長野県の南西部に位置する木曽郡の開田高原辺りは、平安時代の終わりころから、日本の本州に最後まで残った在来種、木曽馬が飼育されてきた。その性格たるや、山間部の寒冷な自然環境で育ってきたためなのか、人に大切に育てられてきたためなのか、いじらしいほど「温順」なのだとされる。ここには、40頭ほどの木曽馬が保護・育成されていて、訪れれば誰でも気軽に触れ合える。
「温順」なのだと聞いてはいたが、目の当たりにするといささかひるむ。中川剛場長がかけてくれた「大丈夫ですよ」との言葉に促され、額をなでてみた。くすぐったそうに顔を左右に振り、次に上下に動かすではないか。「来たのかい。よろしく」と応じているかのようだ。
見覚えのあるサラブレッドに比べると一回りか二回り小さいように思われた。

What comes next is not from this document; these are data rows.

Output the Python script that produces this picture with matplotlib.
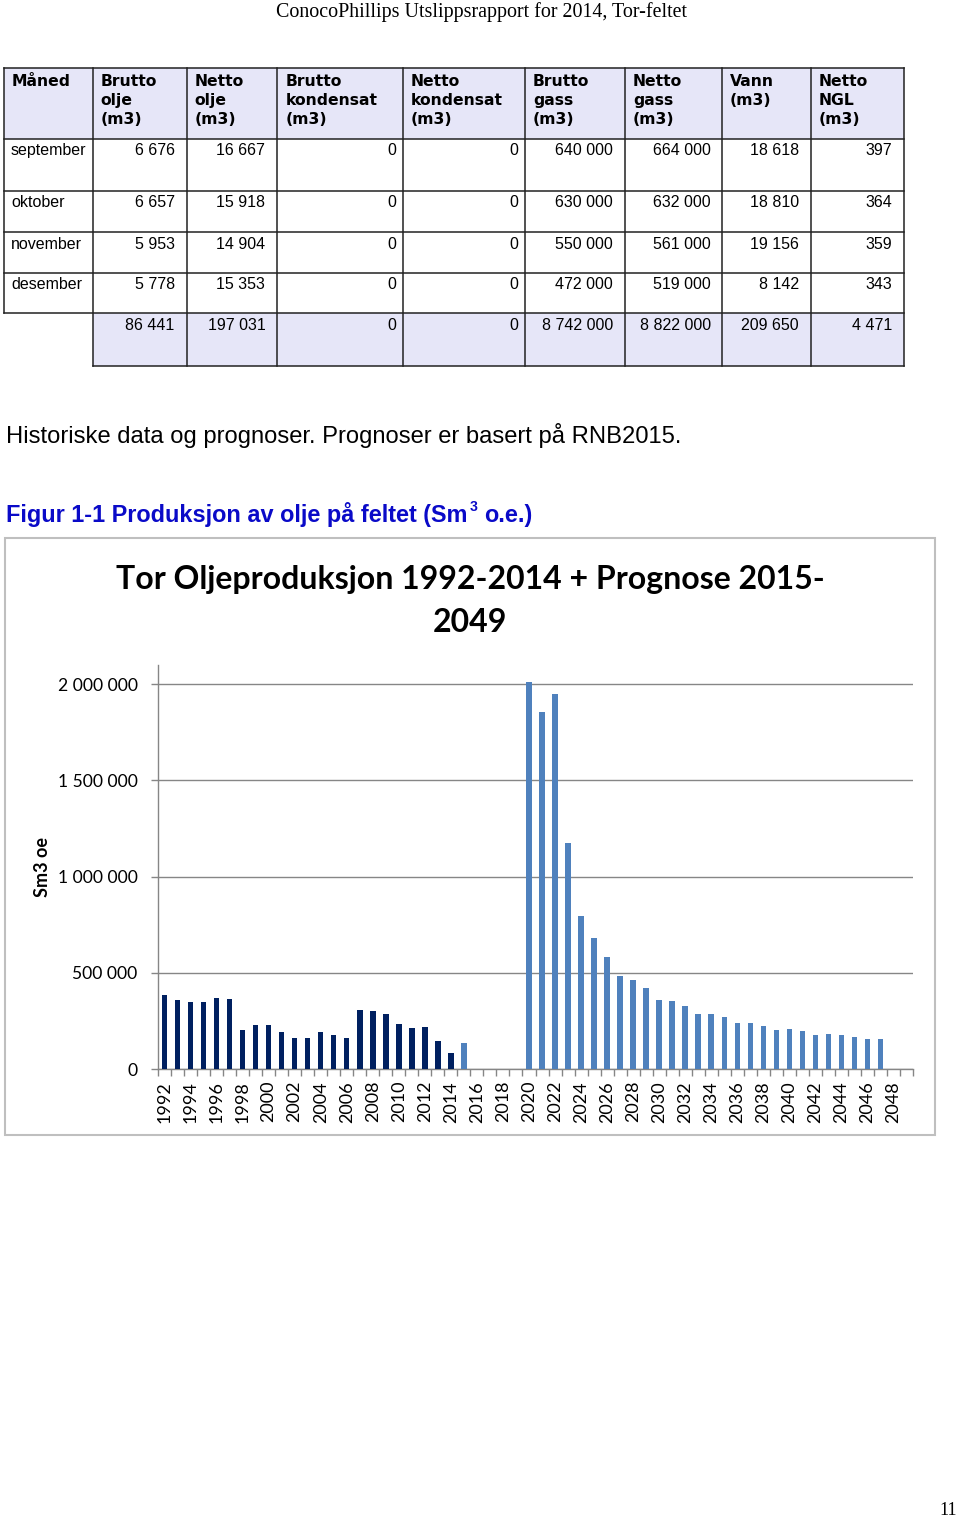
import matplotlib
matplotlib.use("Agg")
import matplotlib.pyplot as plt
from matplotlib.patches import Rectangle
from matplotlib.ticker import FuncFormatter
import numpy as np

# --- table data (monthly report) ---
headers = ["Måned", "Brutto\nolje\n(m3)", "Netto\nolje\n(m3)", "Brutto\nkondensat\n(m3)",
           "Netto\nkondensat\n(m3)", "Brutto\ngass\n(m3)", "Netto\ngass\n(m3)", "Vann\n(m3)",
           "Netto\nNGL\n(m3)"]
months = ["september", "oktober", "november", "desember"]
brutto_olje = ["6 676", "6 657", "5 953", "5 778"]
netto_olje = ["16 667", "15 918", "14 904", "15 353"]
brutto_kond = ["0", "0", "0", "0"]
netto_kond = ["0", "0", "0", "0"]
brutto_gass = ["640 000", "630 000", "550 000", "472 000"]
netto_gass = ["664 000", "632 000", "561 000", "519 000"]
vann = ["18 618", "18 810", "19 156", "8 142"]
netto_ngl = ["397", "364", "359", "343"]
totals = ["86 441", "197 031", "0", "0", "8 742 000", "8 822 000", "209 650", "4 471"]

# --- chart data (Sm3 oe per year) ---
years = list(range(1992, 2050))
hist_years = list(range(1992, 2015))
hist_prod = [386000, 360000, 348000, 348000, 369000, 364000, 204000, 229000, 229000,
             194000, 159000, 159000, 194000, 177000, 159000, 308000, 303000, 286000,
             232000, 215000, 218000, 147000, 83000]
prog_years = list(range(2015, 2050))
prog_prod = [133000, 0, 0, 0, 0,
             2012000, 1855000, 1948000, 1177000, 795000, 680000, 580000, 486000,
             465000, 421000, 360000, 351000, 327000, 286000, 287000, 268000, 237000,
             239000, 226000, 203000, 206000, 195000, 177000, 182000, 175000, 168000,
             154000, 157000, 0, 0]

W, H = 960, 1518
fig = plt.figure(figsize=(W / 100, H / 100), dpi=100)
bg = fig.add_axes([0, 0, 1, 1])
bg.set_xlim(0, W)
bg.set_ylim(H, 0)
bg.axis("off")
renderer = fig.canvas.get_renderer()

def pt(px):
    return px * 72 / 100

# page header
bg.text(482, 16.5, "ConocoPhillips Utslippsrapport for 2014, Tor-feltet", family="Liberation Serif",
        fontsize=pt(20), ha="center", va="baseline", color="black")

# table
col_x = [4, 92.7, 186.7, 277.3, 402.7, 525, 625, 721.7, 810.7, 904]
row_y = [68.3, 139, 191, 232.3, 272.7, 313.3, 365.7]
head_bg = "#e6e6f8"
line_c = "#222222"
bg.add_patch(Rectangle((col_x[0], row_y[0]), col_x[-1] - col_x[0], row_y[1] - row_y[0],
                       facecolor=head_bg, edgecolor="none"))
bg.add_patch(Rectangle((col_x[1], row_y[5]), col_x[-1] - col_x[1], row_y[6] - row_y[5],
                       facecolor=head_bg, edgecolor="none"))
for y in row_y[:6]:
    bg.plot([col_x[0], col_x[-1]], [y, y], color=line_c, lw=1.1)
bg.plot([col_x[1], col_x[-1]], [row_y[6], row_y[6]], color=line_c, lw=1.1)
for i, x in enumerate(col_x):
    y_end = row_y[5] if i == 0 else row_y[6]
    bg.plot([x, x], [row_y[0], y_end], color=line_c, lw=1.1)

for i, h in enumerate(headers):
    for k, line in enumerate(h.split("\n")):
        bg.text(col_x[i] + 8, 86 + 19 * k, line, family="DejaVu Sans", weight="bold",
                fontsize=pt(15.6), ha="left", va="baseline")

columns = [brutto_olje, netto_olje, brutto_kond, netto_kond, brutto_gass, netto_gass, vann, netto_ngl]
pads = [12, 12, 6, 7, 12, 11, 12, 12]
for r, m in enumerate(months):
    base = row_y[r + 1] + 16.3
    bg.text(11, base, m, family="Liberation Sans", fontsize=pt(16), ha="left", va="baseline")
    for c, col in enumerate(columns):
        bg.text(col_x[c + 2] - pads[c], base, col[r], family="Liberation Sans", fontsize=pt(16),
                ha="right", va="baseline")
for c, t in enumerate(totals):
    bg.text(col_x[c + 2] - pads[c], row_y[5] + 16.3, t, family="Liberation Sans", fontsize=pt(16),
            ha="right", va="baseline")

# body text and caption
bg.text(6, 443, "Historiske data og prognoser. Prognoser er basert på RNB2015.",
        family="Liberation Sans", fontsize=pt(23.7), ha="left", va="baseline")
blue = "#0a0ac8"
cap1 = bg.text(6, 522, "Figur 1-1 Produksjon av olje på feltet (Sm", family="Liberation Sans",
               weight="bold", fontsize=pt(23.5), color=blue, ha="left", va="baseline")
x_end = cap1.get_window_extent(renderer).x1
bg.text(x_end + 2, 511, "3", family="Liberation Sans", weight="bold", fontsize=pt(14),
        color=blue, ha="left", va="baseline")
bg.text(x_end + 17, 522, "o.e.)", family="Liberation Sans", weight="bold", fontsize=pt(23.5),
        color=blue, ha="left", va="baseline")

# chart frame and titles
bg.add_patch(Rectangle((5, 538), 930, 597, facecolor="white", edgecolor="#bfbfbf", lw=1.5))
bg.text(470, 589, "Tor Oljeproduksjon 1992-2014 + Prognose 2015-", family="Lato", weight="bold",
        fontsize=pt(32), ha="center", va="baseline")
bg.text(470, 632, "2049", family="Lato", weight="bold", fontsize=pt(32), ha="center", va="baseline")
bg.text(43, 867, "Sm3 oe", family="Lato", weight="bold", fontsize=pt(18), rotation=90,
        ha="center", va="center")

# page number
bg.text(948, 1515, "11", family="Liberation Serif", fontsize=pt(18), ha="center", va="baseline")

# bar chart
ax = fig.add_axes([158 / W, (H - 1069) / H, 755 / W, (1069 - 665) / H])
ax.patch.set_alpha(0)
xh = [years.index(y) for y in hist_years]
xp = [years.index(y) for y in prog_years]
ax.bar(xh, hist_prod, width=0.42, color="#002060", zorder=3)
ax.bar(xp, prog_prod, width=0.42, color="#4f81bd", zorder=3)
ax.set_xlim(-0.5, len(years) - 0.5)
ax.set_ylim(0, 2100000)

grey = "#868686"
ax.set_yticks([0, 500000, 1000000, 1500000, 2000000])
ax.yaxis.set_major_formatter(FuncFormatter(lambda v, p: f"{int(v):,}".replace(",", " ")))
ax.yaxis.grid(True, color=grey, lw=1)
ax.set_axisbelow(True)
ax.tick_params(axis="y", length=5, width=1, color=grey, pad=pt(13.5),
               labelsize=pt(17.5), direction="out")
for lab in ax.get_yticklabels():
    lab.set_family("Lato")

label_idx = list(range(0, len(years), 2))
ax.set_xticks(label_idx)
ax.set_xticklabels([str(years[i]) for i in label_idx], rotation=90, family="Lato",
                   fontsize=pt(18))
ax.set_xticks(np.arange(-0.5, len(years), 1), minor=True)
ax.tick_params(axis="x", which="major", length=0, pad=pt(12))
ax.tick_params(axis="x", which="minor", length=5, width=1, color=grey, direction="out")

for s in ["top", "right"]:
    ax.spines[s].set_visible(False)
for s in ["left", "bottom"]:
    ax.spines[s].set_color(grey)
    ax.spines[s].set_linewidth(1)

fig.savefig("out.png", dpi=100)
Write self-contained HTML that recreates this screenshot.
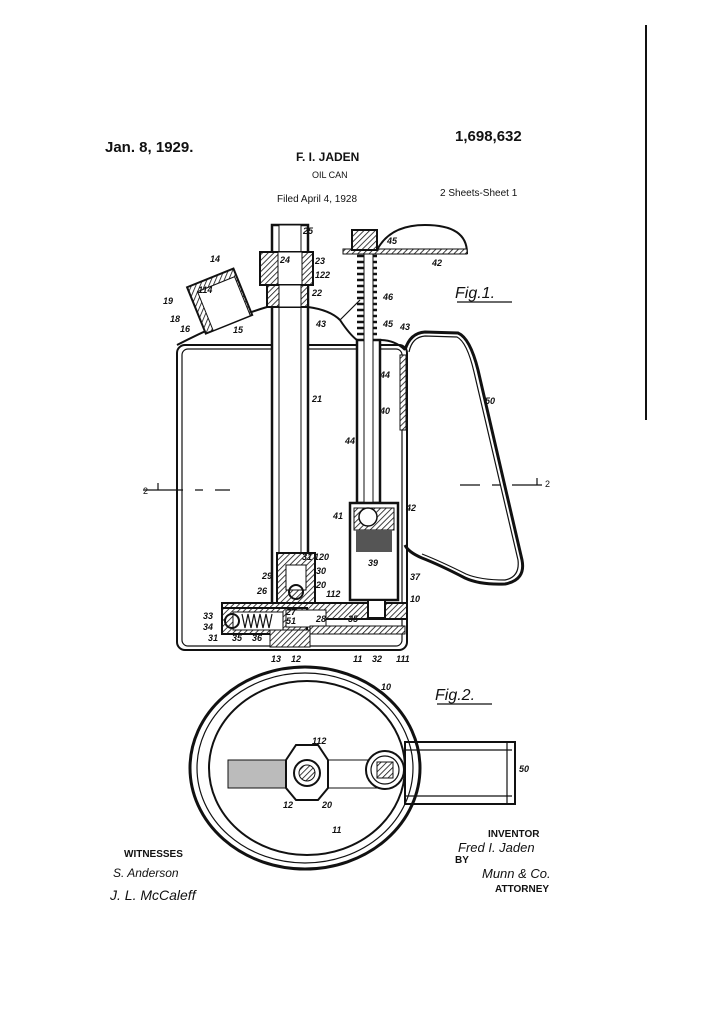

実際、サラブレッドの体高は平均160センチで、木曽馬のそれは同133センチなのだそうだ。おなかがぷっくりと膨れているのは、粗食に耐えられる大きな盲腸があるため、とのこと。胴は長く足が短い見てくれは愛嬌(あいきょう)があるし、かわしらしい。
かつて荷馬としての役割を果たしていたといい、中川さんに言わせれば、「小さくても力持ち」の馬だということになる。さもありなん、という思いがする。
額のほぼ真ん中に傷があるのかと気をもんだ。だが、いらぬ勘繰りだった。中川さんのお話だと、「つむじ」なのだという。それのある箇所や形が馬によって異なっていて、ほかの馬に注意を払うと、なるほど、たてがみに隠れていたり、額の右にあったり左にあったりしていた。
たてがみも直毛だったり、巻き毛だったりしている。質感もパサパサとか油っぽいとか、これまた馬によって違っているのだ。